Supplemented with the Society's promotional literature and periodicals, staff handbooks, and administrative records, her analysis focuses on the affective dimensions of care as opposed to “the traditional narratives of misery and cruelty that have dominated many histories” (4). This is a fresh and engaging approach that centers the subjectivities of welfare recipients in the voluntary system and aptly demonstrates the capacity of institutional records to explore the agency of children.

In chapter 1, Soares establishes the centrality of the family unit to the ideals and practices of the Waifs and Strays Society, arguing that the organization wished to “manufacture a sense of family” (46) in the institutional setting. However, this first required that birth families be found inadequate, in order to justify the removal and retention of children outside their former homes. Very few of the children in Soares’ sample were orphans—most had living parents or close family who placed them with the institution as a result of poverty. An irony of her argument is that, in constructing their own institutional bonds of love and care, the Society had to limit (and sometimes sever) continued contact with a child's parents. Soares does an excellent job of explaining the complex social and political context in which this institutional family was perceived as better placed to care for children, while acknowledging the prejudicial tactics that were sometimes used to achieve it. Chapter 3 explores in greater depth the tensions and conflict that arose between the Society and families over issues such as letter-writing, visiting, and the return of children. However, chapter 2 emphasizes the emotional labor that the Society's carers undertook to produce an institutional family that, Soares argues, went beyond social reform and moral obligation. She demonstrates how the discourse and rhetoric of family was deployed throughout the organization: the Society's founder was universally referred to as Uncle Rudolf, while children were encouraged to call their carers mother and father. Evidence of loving relationships between caregivers and children is brought to the fore through a microhistorical approach that focuses on the everyday lives and habits of the institutional home.

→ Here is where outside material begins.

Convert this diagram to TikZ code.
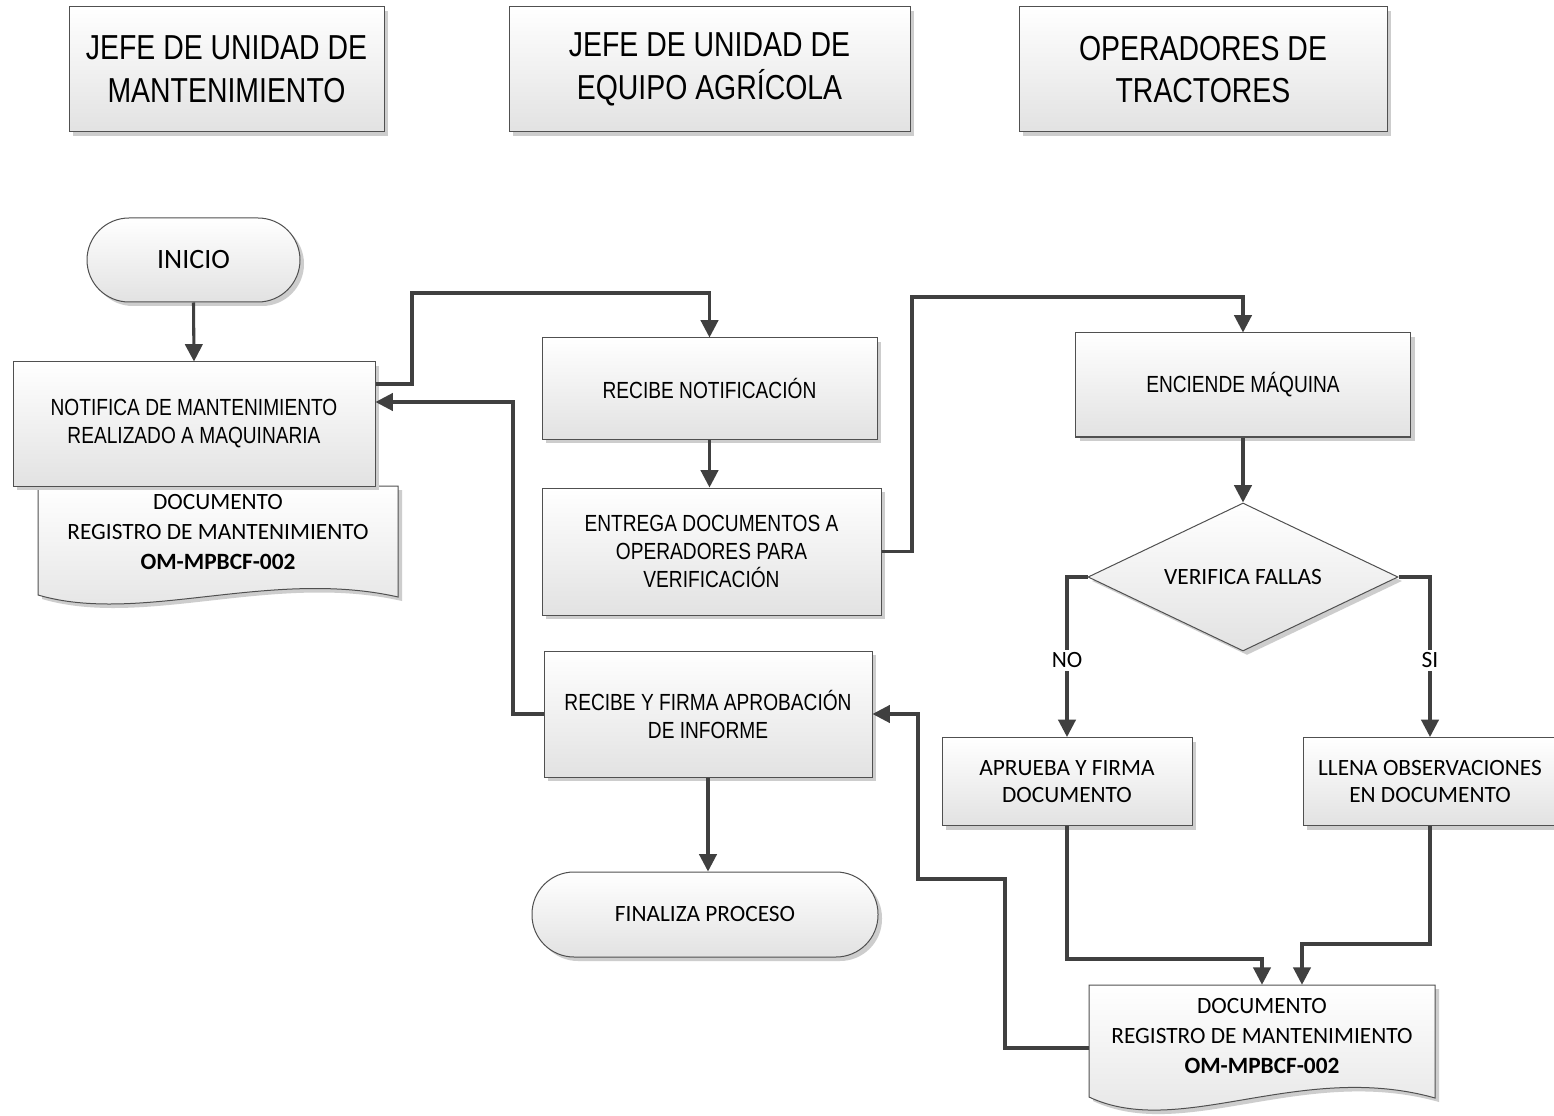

In chapter 4, Soares suggests that the production of family was also material, evident in the creation of homely and domestic environments. Drawing upon photographs and descriptions of children's homes, Soares argues that the Society “borrowed components from the middle-class domestic ideals of comfort, beauty, authority, privacy, responsibility and division” (108). This chapter is illustrated by the images described, which helps the reader to assess the claims being made. Chapter 5, which highlights the treats and enrichments children were provided, including pets and holidays, is similarly supported by photographs and extracts from the case files. Finally, in chapter 6 Soares reappraises the provision of aftercare once a child had left the Society's custody, whether through emigration to Canada, employment, or return to their relatives. Excellent use is made of periodicals and letters, which trace ongoing concern and interest in children's lives by individual carers and an institutional interest in the so-called success of former residents. At times the distinction between the individuals and the institutional isn't as clear as it might be. Much of Soares's argument rests on the optimal translation of the Society's published policy and guidance into practice, rather than the more mixed reality of children's experiences of care. While there are many examples of loving relationships provided, these must be tempered by the less positive and the unrecorded. Soares is also largely dependent on images of children and homes that were published in the Society's own publications and campaigns, which are likely to reflect an ideal and often staged perspective. In providing a counterpoint to a dominant negative narrative, the conclusion arguably makes claims too far in the other direction. We should not lose sight of the ways in which affective practices were used to manipulate and control children or how far love and care were contingent on a child's conformity to the Society's expectations.

Nevertheless, Soares provides a meticulously researched and absorbing insight into the practices and principles of the Waifs and Strays Society. She also offers a reappraisal of late Victorian and Edwardian child social care that is overdue, giving credit to voluntary welfare organizations in their pioneering work with children suffering from abuse, neglect, and poverty. In both the prologue and epilogue Soares suggests that this new perspective could be operationalized in twenty-first century social work. Indeed, the relevance of questions of love and family is particularly acute in the context of a recent review of child social care in England and Wales. Although we should be wary of making unhelpful comparisons between then and now, or of suggesting that we might learn from the past, history can and should open up debate on issues in the welfare system. Soares currently has a British Academy Fellowship to continue her work on affect and institutional care, expanding to take in Australia and Canada, and I look forward to seeing her research develop in this area.